Elsewhere the grammatical problem presents itself in other guises. During the third variation of the Sweelinck for instance the non-decorated right hand (playing the theme) becomes almost completely legato while the left hand plays the semi-quavers in contrast to the articulation of the theme at the outset. (Track 8, 2’56). Other issues I must mention are the strange added manual change for the third material in the famous E flat Prelude of Bach, and the rallentandos at the end of each section of the fugue which destroy the relationship between the time-signatures.

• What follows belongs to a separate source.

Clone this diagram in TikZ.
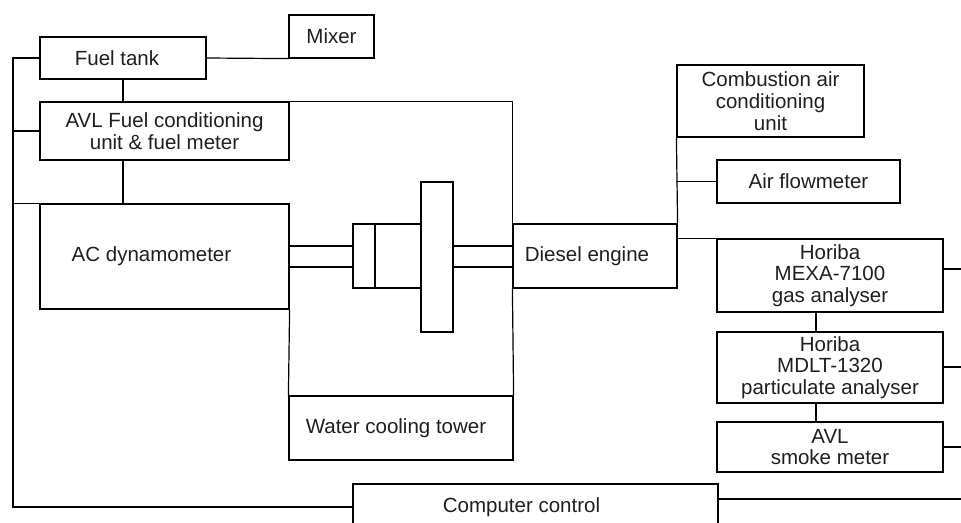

Why, incidentally in 2005 does the English organ fraternity still insist on its silly tradition of giving the E flat Fugue its turn-of-the 20th century nickname based on an erroneous association with Croft’s hymn tune?

In general the surprisingly fine organ makes this an interesting release, and Archer’s playing, whatever my small gripes, presents it well enough; he is after all an excellent musician, and rightly one of the most highly respected figures in English Cathedral music.